- **REQUEST**: Write out the listing below without alteration, omitting its pictures.

====== DATA SHOWN

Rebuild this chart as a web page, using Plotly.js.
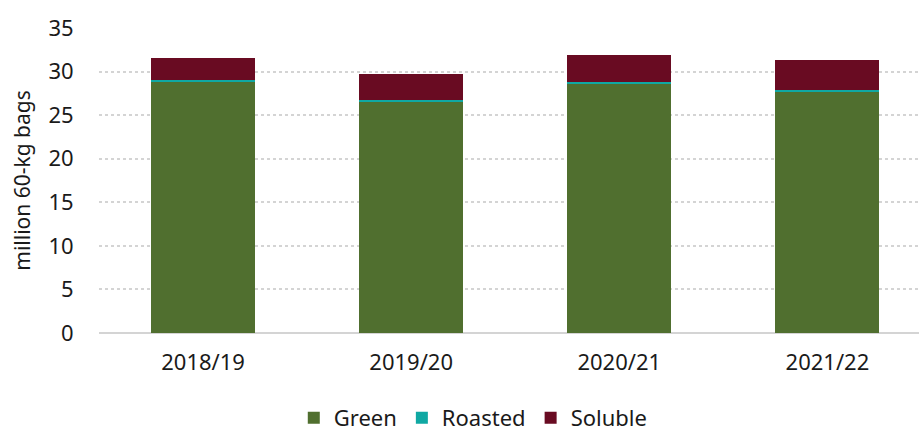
<!DOCTYPE html>
<html><head><meta charset="utf-8">
<script src="https://cdn.plot.ly/plotly-3.0.1.min.js"></script>
<style>html,body{margin:0;padding:0;background:#fff}#c{width:919px;height:431px}</style>
</head><body><div id="c"></div>
<script>
const categories = ["2018/19", "2019/20", "2020/21", "2021/22"];
const green = [28.8, 26.5, 28.6, 27.6];
const roasted = [0.22, 0.22, 0.25, 0.25];
const soluble = [2.55, 3.05, 3.0, 3.45];
const seriesNames = ["Green", "Roasted", "Soluble"];
const yTicks = [0, 5, 10, 15, 20, 25, 30, 35];

const colors = ["#506F2F", "#10A8A3", "#690B22"];
const font = "'Noto Sans', 'Open Sans', sans-serif";
const traces = [green, roasted, soluble].map((vals, i) => ({
  type: "bar", name: seriesNames[i], x: categories, y: vals,
  marker: {color: colors[i], line: {width: 0}},
  hoverinfo: "skip"
}));

const layout = {
  width: 919, height: 431,
  margin: {l: 99, r: 0, t: 28, b: 98},
  barmode: "stack", bargap: 0.5,
  paper_bgcolor: "#fff", plot_bgcolor: "#fff",
  font: {family: font, size: 22, color: "#1a1a1a"},
  xaxis: {
    type: "category", range: [-0.5, 3.44],
    showgrid: false, showline: false, zeroline: false,
    ticks: "outside", ticklen: 10, tickcolor: "rgba(0,0,0,0)",
    tickfont: {size: 22, color: "#1a1a1a"}
  },
  yaxis: {
    range: [0, 35], tickvals: yTicks, ticktext: yTicks.map(String),
    showgrid: true, gridcolor: "#d4d4d4", gridwidth: 2, griddash: "dot",
    zeroline: true, zerolinecolor: "#d4d4d4", zerolinewidth: 1.5,
    showline: false,
    ticks: "outside", ticklen: 20, tickcolor: "rgba(0,0,0,0)",
    tickfont: {size: 22, color: "#1a1a1a"},
    title: {text: "million 60-kg bags", font: {size: 21, color: "#1a1a1a"}, standoff: 12}
  },
  legend: {
    orientation: "h", xref: "container", yref: "container",
    x: 0.515, xanchor: "center", y: 0.03, yanchor: "middle",
    font: {size: 22, color: "#1a1a1a"}, traceorder: "normal",
    itemwidth: 30, tracegroupgap: 0
  },
  showlegend: true
};
Plotly.newPlot("c", traces, layout, {staticPlot: true, displayModeBar: false});
</script></body></html>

============

- **REPLY TO THE EXERCISE**:
Rebuild this chart as a web page, using Plotly.js.
<!DOCTYPE html>
<html><head><meta charset="utf-8">
<script src="https://cdn.plot.ly/plotly-3.0.1.min.js"></script>
<style>html,body{margin:0;padding:0;background:#fff}#c{width:919px;height:431px}</style>
</head><body><div id="c"></div>
<script>
const categories = ["2018/19", "2019/20", "2020/21", "2021/22"];
const green = [28.8, 26.5, 28.6, 27.6];
const roasted = [0.22, 0.22, 0.25, 0.25];
const soluble = [2.55, 3.05, 3.0, 3.45];
const seriesNames = ["Green", "Roasted", "Soluble"];
const yTicks = [0, 5, 10, 15, 20, 25, 30, 35];

const colors = ["#506F2F", "#10A8A3", "#690B22"];
const font = "'Noto Sans', 'Open Sans', sans-serif";
const traces = [green, roasted, soluble].map((vals, i) => ({
  type: "bar", name: seriesNames[i], x: categories, y: vals,
  marker: {color: colors[i], line: {width: 0}},
  hoverinfo: "skip"
}));

const layout = {
  width: 919, height: 431,
  margin: {l: 99, r: 0, t: 28, b: 98},
  barmode: "stack", bargap: 0.5,
  paper_bgcolor: "#fff", plot_bgcolor: "#fff",
  font: {family: font, size: 22, color: "#1a1a1a"},
  xaxis: {
    type: "category", range: [-0.5, 3.44],
    showgrid: false, showline: false, zeroline: false,
    ticks: "outside", ticklen: 10, tickcolor: "rgba(0,0,0,0)",
    tickfont: {size: 22, color: "#1a1a1a"}
  },
  yaxis: {
    range: [0, 35], tickvals: yTicks, ticktext: yTicks.map(String),
    showgrid: true, gridcolor: "#d4d4d4", gridwidth: 2, griddash: "dot",
    zeroline: true, zerolinecolor: "#d4d4d4", zerolinewidth: 1.5,
    showline: false,
    ticks: "outside", ticklen: 20, tickcolor: "rgba(0,0,0,0)",
    tickfont: {size: 22, color: "#1a1a1a"},
    title: {text: "million 60-kg bags", font: {size: 21, color: "#1a1a1a"}, standoff: 12}
  },
  legend: {
    orientation: "h", xref: "container", yref: "container",
    x: 0.515, xanchor: "center", y: 0.03, yanchor: "middle",
    font: {size: 22, color: "#1a1a1a"}, traceorder: "normal",
    itemwidth: 30, tracegroupgap: 0
  },
  showlegend: true
};
Plotly.newPlot("c", traces, layout, {staticPlot: true, displayModeBar: false});
</script></body></html>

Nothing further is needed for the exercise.